- [GOAL] Extract only the first line of the listing and every line after it up to and including the one with "var thresholds = [0.22, 0.15, 0.14, 0.04];". Omit the pictures.
━━ AVAILABLE DATA ━━
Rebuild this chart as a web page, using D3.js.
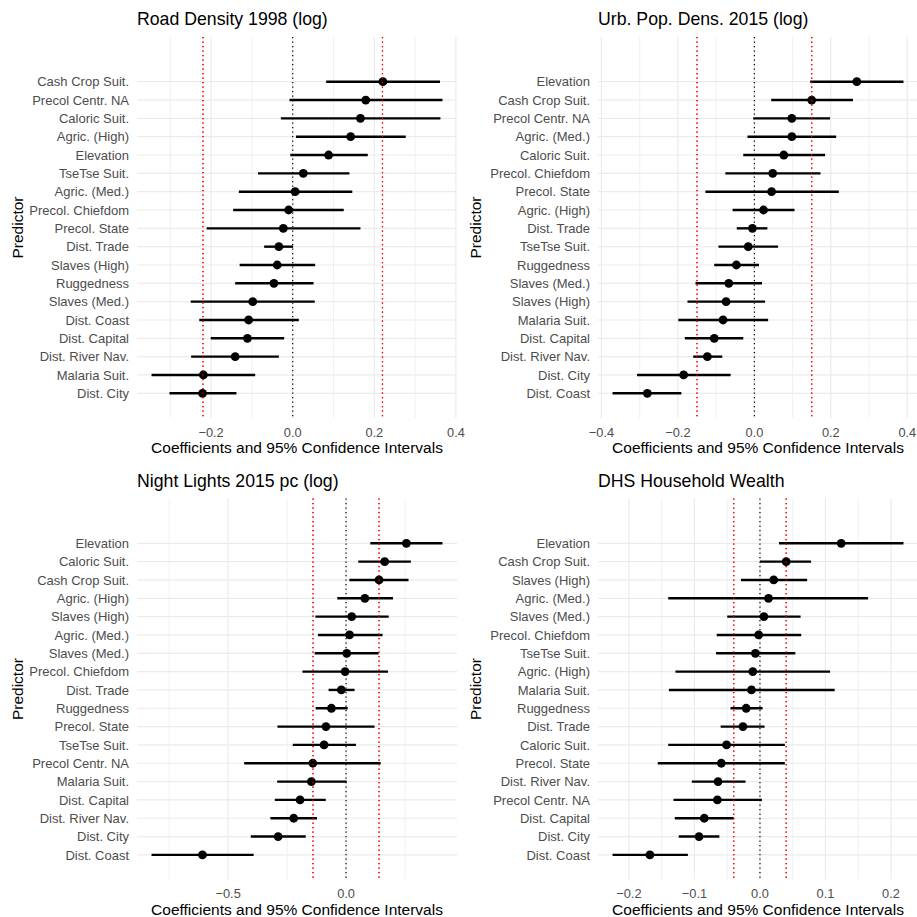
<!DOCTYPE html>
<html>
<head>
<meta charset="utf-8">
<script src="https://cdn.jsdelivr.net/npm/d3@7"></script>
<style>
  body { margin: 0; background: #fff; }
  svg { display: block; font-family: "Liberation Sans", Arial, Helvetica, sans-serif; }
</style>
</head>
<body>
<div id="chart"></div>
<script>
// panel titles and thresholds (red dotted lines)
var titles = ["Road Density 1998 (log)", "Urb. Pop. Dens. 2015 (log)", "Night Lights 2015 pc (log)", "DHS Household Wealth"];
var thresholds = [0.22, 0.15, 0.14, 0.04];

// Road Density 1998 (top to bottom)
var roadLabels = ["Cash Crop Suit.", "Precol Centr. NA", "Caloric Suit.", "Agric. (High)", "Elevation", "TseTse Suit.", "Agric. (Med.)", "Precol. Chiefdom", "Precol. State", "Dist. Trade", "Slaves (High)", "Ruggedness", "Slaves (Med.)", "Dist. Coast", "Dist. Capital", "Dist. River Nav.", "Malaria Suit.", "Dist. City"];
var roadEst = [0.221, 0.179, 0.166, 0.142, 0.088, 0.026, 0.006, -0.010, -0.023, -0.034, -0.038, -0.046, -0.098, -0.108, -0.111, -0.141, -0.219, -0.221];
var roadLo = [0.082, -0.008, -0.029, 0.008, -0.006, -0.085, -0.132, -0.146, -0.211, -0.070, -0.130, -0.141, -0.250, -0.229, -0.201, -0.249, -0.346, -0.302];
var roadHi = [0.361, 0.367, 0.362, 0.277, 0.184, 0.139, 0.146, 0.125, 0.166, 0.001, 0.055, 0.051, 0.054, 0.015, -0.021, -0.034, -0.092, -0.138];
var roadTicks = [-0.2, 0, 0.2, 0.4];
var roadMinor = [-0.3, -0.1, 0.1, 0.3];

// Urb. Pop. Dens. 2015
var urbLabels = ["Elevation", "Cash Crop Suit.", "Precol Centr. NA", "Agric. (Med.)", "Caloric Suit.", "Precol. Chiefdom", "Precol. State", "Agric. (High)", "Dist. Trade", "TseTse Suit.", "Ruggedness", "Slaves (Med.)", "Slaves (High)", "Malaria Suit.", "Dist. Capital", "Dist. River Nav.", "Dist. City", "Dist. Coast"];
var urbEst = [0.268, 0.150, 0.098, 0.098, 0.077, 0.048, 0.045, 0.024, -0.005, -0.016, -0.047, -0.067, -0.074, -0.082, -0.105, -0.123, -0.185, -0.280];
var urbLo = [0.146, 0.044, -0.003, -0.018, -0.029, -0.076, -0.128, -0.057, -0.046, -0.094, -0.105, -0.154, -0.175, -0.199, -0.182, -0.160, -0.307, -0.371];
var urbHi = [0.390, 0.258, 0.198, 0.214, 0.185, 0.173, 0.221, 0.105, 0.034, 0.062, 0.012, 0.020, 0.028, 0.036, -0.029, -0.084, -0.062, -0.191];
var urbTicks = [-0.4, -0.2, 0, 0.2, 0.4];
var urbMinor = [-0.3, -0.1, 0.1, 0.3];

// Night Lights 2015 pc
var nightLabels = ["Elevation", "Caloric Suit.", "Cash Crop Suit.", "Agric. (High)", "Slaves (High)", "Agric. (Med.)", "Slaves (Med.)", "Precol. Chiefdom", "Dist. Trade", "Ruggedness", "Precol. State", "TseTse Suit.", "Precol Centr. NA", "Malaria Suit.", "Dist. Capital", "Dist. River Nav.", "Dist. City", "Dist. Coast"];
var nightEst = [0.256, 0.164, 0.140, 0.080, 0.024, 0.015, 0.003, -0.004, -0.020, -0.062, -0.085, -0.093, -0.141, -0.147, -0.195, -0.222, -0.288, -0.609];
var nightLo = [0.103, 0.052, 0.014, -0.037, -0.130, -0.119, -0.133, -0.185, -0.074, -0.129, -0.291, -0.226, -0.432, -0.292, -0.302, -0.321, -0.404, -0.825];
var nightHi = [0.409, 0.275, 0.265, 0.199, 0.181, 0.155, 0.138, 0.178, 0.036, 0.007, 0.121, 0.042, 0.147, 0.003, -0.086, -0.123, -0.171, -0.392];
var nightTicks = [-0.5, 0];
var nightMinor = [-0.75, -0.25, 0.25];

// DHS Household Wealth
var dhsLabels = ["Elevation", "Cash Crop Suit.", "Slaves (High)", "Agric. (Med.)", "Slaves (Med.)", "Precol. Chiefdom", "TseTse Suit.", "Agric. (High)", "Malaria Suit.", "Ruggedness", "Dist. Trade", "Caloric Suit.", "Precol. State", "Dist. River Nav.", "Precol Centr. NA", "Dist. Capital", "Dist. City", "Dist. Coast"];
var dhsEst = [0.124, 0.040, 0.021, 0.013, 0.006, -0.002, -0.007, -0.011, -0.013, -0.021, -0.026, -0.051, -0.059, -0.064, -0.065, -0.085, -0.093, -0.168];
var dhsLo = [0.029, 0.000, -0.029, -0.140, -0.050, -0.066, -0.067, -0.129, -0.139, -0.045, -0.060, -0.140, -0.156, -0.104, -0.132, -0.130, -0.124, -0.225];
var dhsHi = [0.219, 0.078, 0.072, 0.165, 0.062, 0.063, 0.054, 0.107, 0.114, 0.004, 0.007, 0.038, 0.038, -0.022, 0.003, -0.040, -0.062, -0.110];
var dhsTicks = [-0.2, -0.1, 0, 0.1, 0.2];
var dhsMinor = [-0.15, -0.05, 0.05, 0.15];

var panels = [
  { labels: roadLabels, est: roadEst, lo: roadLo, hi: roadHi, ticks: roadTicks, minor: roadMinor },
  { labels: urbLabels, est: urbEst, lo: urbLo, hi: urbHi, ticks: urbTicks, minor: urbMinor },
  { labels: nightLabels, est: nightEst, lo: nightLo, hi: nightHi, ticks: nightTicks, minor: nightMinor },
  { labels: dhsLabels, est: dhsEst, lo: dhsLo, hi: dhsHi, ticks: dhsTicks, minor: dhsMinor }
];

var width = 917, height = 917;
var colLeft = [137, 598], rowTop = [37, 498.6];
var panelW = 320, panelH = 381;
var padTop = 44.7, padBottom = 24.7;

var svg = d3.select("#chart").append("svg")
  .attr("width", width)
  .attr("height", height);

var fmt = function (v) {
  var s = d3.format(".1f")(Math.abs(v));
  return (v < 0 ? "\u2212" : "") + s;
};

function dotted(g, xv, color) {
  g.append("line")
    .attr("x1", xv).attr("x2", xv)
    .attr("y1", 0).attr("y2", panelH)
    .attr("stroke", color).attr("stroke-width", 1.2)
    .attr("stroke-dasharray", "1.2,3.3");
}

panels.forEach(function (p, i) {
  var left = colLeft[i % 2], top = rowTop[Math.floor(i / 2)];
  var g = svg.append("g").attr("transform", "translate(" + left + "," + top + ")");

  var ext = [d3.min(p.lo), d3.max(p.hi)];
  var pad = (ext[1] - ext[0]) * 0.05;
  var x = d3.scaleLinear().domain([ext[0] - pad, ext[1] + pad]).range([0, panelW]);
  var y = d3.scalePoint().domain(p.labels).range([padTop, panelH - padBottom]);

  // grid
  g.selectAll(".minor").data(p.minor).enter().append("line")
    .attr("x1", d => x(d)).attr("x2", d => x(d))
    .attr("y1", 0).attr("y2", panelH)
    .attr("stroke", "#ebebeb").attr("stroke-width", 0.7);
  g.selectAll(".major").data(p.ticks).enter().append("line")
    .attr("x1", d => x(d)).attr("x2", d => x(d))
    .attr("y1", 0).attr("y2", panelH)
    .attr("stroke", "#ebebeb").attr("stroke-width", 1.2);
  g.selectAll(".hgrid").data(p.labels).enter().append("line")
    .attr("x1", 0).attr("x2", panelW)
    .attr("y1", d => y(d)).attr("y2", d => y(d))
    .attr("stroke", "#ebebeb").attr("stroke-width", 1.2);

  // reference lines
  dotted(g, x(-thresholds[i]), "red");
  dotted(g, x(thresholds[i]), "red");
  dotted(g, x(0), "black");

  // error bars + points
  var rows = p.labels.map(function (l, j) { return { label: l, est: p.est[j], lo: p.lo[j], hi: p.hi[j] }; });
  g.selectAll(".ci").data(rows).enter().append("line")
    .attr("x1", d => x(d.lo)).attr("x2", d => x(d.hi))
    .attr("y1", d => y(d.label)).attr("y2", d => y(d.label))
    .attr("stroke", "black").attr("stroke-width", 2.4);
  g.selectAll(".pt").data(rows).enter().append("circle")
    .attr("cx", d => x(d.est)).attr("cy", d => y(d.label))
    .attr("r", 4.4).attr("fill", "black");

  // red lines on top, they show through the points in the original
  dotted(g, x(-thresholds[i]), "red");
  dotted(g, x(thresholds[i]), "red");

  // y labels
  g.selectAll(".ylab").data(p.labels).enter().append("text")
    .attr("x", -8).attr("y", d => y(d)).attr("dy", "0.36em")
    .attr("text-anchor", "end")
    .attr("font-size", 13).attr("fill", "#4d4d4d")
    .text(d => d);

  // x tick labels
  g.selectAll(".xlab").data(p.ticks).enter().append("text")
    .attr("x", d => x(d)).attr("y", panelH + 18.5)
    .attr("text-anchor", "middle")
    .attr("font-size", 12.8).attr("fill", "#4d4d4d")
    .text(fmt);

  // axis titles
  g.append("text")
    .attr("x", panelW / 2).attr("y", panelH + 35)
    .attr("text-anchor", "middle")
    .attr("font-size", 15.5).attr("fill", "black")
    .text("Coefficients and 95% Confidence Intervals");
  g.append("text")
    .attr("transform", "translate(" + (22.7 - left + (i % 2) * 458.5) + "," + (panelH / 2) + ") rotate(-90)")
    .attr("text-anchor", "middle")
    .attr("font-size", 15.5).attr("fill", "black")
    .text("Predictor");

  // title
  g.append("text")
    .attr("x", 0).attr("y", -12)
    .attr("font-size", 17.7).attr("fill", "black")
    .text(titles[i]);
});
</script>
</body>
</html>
━━━
- [EXERCISE OUTPUT]
Rebuild this chart as a web page, using D3.js.
<!DOCTYPE html>
<html>
<head>
<meta charset="utf-8">
<script src="https://cdn.jsdelivr.net/npm/d3@7"></script>
<style>
  body { margin: 0; background: #fff; }
  svg { display: block; font-family: "Liberation Sans", Arial, Helvetica, sans-serif; }
</style>
</head>
<body>
<div id="chart"></div>
<script>
// panel titles and thresholds (red dotted lines)
var titles = ["Road Density 1998 (log)", "Urb. Pop. Dens. 2015 (log)", "Night Lights 2015 pc (log)", "DHS Household Wealth"];
var thresholds = [0.22, 0.15, 0.14, 0.04];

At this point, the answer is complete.